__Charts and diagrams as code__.
## Begin

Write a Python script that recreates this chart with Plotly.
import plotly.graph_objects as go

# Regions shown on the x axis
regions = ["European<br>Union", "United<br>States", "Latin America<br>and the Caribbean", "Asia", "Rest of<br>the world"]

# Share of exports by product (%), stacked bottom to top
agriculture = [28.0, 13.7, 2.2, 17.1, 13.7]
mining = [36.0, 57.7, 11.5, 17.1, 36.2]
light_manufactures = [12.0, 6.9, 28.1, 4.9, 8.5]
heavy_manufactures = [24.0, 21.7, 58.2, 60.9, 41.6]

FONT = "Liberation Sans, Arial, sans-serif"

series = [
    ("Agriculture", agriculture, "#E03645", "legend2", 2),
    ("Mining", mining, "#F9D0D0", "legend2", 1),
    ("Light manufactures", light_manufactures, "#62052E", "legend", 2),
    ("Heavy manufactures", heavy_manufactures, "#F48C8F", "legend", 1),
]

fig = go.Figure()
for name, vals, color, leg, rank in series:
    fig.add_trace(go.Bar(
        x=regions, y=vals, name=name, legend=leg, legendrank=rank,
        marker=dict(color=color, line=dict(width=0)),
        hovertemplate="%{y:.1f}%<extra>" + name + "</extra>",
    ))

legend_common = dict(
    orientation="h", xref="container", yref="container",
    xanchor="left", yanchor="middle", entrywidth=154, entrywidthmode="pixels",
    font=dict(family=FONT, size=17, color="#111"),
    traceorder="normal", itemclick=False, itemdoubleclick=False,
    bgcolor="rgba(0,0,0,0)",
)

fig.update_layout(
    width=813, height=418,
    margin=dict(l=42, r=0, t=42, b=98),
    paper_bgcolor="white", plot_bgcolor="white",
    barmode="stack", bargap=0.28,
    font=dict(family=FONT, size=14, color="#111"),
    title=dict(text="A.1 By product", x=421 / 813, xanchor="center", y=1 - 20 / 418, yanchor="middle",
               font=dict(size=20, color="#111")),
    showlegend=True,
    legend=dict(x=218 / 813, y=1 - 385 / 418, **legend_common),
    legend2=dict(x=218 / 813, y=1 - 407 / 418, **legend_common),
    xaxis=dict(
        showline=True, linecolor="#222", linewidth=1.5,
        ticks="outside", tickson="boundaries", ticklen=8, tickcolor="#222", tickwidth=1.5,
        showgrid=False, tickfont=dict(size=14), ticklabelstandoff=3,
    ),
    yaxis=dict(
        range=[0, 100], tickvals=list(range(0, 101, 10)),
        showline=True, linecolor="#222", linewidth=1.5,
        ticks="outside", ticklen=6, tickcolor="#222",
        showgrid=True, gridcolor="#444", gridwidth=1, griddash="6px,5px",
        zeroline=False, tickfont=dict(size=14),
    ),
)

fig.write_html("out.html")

## End
## Begin

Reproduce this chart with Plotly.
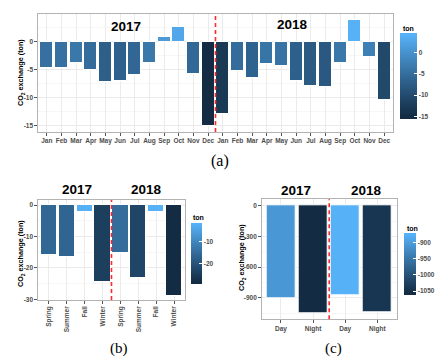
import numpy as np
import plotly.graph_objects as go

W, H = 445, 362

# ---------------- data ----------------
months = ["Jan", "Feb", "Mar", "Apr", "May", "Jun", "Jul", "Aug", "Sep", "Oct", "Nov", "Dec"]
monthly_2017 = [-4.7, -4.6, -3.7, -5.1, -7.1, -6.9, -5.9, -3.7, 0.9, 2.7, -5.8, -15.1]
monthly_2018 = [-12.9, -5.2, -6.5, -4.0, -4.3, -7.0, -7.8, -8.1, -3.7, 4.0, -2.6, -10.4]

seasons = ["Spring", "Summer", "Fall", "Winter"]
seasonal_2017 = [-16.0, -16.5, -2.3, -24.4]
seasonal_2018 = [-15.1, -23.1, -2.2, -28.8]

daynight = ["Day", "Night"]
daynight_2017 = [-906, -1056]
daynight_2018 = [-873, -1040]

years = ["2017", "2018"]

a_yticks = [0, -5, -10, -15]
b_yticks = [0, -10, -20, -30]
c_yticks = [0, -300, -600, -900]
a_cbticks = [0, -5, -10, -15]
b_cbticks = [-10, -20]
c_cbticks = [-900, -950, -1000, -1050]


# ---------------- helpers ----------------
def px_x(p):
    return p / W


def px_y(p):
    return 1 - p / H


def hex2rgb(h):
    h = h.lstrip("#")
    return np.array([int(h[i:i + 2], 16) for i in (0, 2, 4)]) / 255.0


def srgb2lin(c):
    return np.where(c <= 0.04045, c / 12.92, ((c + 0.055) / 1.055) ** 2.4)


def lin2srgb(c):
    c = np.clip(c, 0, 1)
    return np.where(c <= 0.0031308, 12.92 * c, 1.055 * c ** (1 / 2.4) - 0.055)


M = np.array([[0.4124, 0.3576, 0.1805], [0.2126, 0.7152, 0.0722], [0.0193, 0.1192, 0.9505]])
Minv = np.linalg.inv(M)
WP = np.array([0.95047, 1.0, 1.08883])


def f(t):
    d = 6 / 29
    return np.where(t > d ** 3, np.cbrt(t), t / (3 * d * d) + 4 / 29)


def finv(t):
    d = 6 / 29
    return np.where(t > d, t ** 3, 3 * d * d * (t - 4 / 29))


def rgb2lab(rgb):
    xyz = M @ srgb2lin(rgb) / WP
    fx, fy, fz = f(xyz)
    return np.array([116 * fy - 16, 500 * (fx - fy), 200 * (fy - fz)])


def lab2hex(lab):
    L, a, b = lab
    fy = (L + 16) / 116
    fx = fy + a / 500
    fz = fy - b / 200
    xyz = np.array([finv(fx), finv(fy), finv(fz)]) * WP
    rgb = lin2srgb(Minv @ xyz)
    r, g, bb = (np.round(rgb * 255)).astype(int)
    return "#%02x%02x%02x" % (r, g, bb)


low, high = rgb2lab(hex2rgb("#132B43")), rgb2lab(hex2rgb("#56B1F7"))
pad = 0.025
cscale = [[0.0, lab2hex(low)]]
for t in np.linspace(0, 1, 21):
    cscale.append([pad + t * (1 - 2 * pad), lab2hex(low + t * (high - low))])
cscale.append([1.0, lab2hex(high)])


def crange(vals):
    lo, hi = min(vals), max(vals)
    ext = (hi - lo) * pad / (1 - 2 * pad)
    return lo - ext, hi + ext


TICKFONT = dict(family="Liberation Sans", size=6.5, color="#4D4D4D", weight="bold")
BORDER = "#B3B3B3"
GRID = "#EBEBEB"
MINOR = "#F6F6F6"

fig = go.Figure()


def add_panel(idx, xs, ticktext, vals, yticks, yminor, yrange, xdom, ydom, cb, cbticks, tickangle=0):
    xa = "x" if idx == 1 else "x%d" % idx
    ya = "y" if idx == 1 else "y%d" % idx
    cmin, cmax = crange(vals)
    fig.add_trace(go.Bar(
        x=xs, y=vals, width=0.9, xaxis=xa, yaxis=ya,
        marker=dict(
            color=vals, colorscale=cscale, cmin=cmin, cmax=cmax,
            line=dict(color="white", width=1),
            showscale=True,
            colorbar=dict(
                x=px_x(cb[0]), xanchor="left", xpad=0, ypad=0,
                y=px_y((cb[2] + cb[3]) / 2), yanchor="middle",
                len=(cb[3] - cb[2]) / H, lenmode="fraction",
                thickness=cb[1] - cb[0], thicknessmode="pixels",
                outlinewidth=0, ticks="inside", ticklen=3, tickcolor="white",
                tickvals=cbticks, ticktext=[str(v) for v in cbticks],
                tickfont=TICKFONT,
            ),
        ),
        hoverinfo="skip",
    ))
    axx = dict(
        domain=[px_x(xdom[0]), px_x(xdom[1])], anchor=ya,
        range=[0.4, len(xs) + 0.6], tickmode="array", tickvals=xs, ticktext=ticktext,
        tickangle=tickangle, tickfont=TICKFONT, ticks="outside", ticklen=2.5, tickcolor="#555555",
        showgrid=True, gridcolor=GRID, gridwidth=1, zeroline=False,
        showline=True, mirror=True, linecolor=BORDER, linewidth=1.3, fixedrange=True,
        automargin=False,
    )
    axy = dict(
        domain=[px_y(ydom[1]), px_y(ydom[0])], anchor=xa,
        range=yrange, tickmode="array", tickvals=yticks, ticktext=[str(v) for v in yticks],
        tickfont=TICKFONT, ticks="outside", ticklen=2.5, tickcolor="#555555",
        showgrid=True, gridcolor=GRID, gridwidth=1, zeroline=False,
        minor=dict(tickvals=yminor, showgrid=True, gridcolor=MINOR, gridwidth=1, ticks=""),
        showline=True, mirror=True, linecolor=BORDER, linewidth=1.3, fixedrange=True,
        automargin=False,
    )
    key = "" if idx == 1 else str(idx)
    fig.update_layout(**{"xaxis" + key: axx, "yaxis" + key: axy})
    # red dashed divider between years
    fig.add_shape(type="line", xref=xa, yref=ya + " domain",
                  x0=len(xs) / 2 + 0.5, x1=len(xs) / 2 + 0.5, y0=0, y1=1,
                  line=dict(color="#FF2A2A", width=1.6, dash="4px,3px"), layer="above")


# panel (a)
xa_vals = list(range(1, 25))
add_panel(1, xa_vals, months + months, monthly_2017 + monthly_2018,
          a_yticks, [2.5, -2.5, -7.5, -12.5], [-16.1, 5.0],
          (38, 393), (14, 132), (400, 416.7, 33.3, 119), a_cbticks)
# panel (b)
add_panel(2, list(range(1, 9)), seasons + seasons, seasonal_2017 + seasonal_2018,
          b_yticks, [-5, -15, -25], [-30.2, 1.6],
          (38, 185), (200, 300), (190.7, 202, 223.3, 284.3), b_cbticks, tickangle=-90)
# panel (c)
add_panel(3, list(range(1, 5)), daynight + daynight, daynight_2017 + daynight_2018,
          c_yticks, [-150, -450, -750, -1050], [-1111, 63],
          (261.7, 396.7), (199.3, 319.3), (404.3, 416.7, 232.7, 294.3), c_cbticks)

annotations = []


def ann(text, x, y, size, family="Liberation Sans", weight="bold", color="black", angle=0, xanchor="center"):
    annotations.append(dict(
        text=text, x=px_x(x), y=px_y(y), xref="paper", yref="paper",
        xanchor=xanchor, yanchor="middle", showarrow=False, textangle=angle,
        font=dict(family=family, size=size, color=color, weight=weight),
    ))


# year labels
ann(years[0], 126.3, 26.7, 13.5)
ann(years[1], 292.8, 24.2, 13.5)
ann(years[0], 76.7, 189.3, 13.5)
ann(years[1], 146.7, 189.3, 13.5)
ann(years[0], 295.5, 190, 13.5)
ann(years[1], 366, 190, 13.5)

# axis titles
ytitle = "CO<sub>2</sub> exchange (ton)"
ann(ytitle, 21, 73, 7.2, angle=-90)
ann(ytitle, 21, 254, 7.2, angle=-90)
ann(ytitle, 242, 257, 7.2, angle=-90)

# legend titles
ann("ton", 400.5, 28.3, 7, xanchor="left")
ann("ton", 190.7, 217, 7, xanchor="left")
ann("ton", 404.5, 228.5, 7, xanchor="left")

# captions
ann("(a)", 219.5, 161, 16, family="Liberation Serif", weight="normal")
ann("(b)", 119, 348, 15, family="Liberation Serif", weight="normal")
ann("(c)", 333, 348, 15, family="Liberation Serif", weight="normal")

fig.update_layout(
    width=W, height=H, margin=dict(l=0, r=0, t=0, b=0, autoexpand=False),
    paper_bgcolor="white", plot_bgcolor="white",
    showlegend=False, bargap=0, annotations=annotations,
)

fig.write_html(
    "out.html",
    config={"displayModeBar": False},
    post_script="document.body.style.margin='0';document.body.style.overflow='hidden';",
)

## End

__CHALLENGE__. Exactly the lines starting at the line containing "Reproduce this chart with Plotly." and ending at the line containing "return np.where(c <= 0.04045, c" should be transcribed, both included; omit the pictures.

__SOLUTION__.
Reproduce this chart with Plotly.
import numpy as np
import plotly.graph_objects as go

W, H = 445, 362

# ---------------- data ----------------
months = ["Jan", "Feb", "Mar", "Apr", "May", "Jun", "Jul", "Aug", "Sep", "Oct", "Nov", "Dec"]
monthly_2017 = [-4.7, -4.6, -3.7, -5.1, -7.1, -6.9, -5.9, -3.7, 0.9, 2.7, -5.8, -15.1]
monthly_2018 = [-12.9, -5.2, -6.5, -4.0, -4.3, -7.0, -7.8, -8.1, -3.7, 4.0, -2.6, -10.4]

seasons = ["Spring", "Summer", "Fall", "Winter"]
seasonal_2017 = [-16.0, -16.5, -2.3, -24.4]
seasonal_2018 = [-15.1, -23.1, -2.2, -28.8]

daynight = ["Day", "Night"]
daynight_2017 = [-906, -1056]
daynight_2018 = [-873, -1040]

years = ["2017", "2018"]

a_yticks = [0, -5, -10, -15]
b_yticks = [0, -10, -20, -30]
c_yticks = [0, -300, -600, -900]
a_cbticks = [0, -5, -10, -15]
b_cbticks = [-10, -20]
c_cbticks = [-900, -950, -1000, -1050]


# ---------------- helpers ----------------
def px_x(p):
    return p / W


def px_y(p):
    return 1 - p / H


def hex2rgb(h):
    h = h.lstrip("#")
    return np.array([int(h[i:i + 2], 16) for i in (0, 2, 4)]) / 255.0


def srgb2lin(c):
    return np.where(c <= 0.04045, c / 12.92, ((c + 0.055) / 1.055) ** 2.4)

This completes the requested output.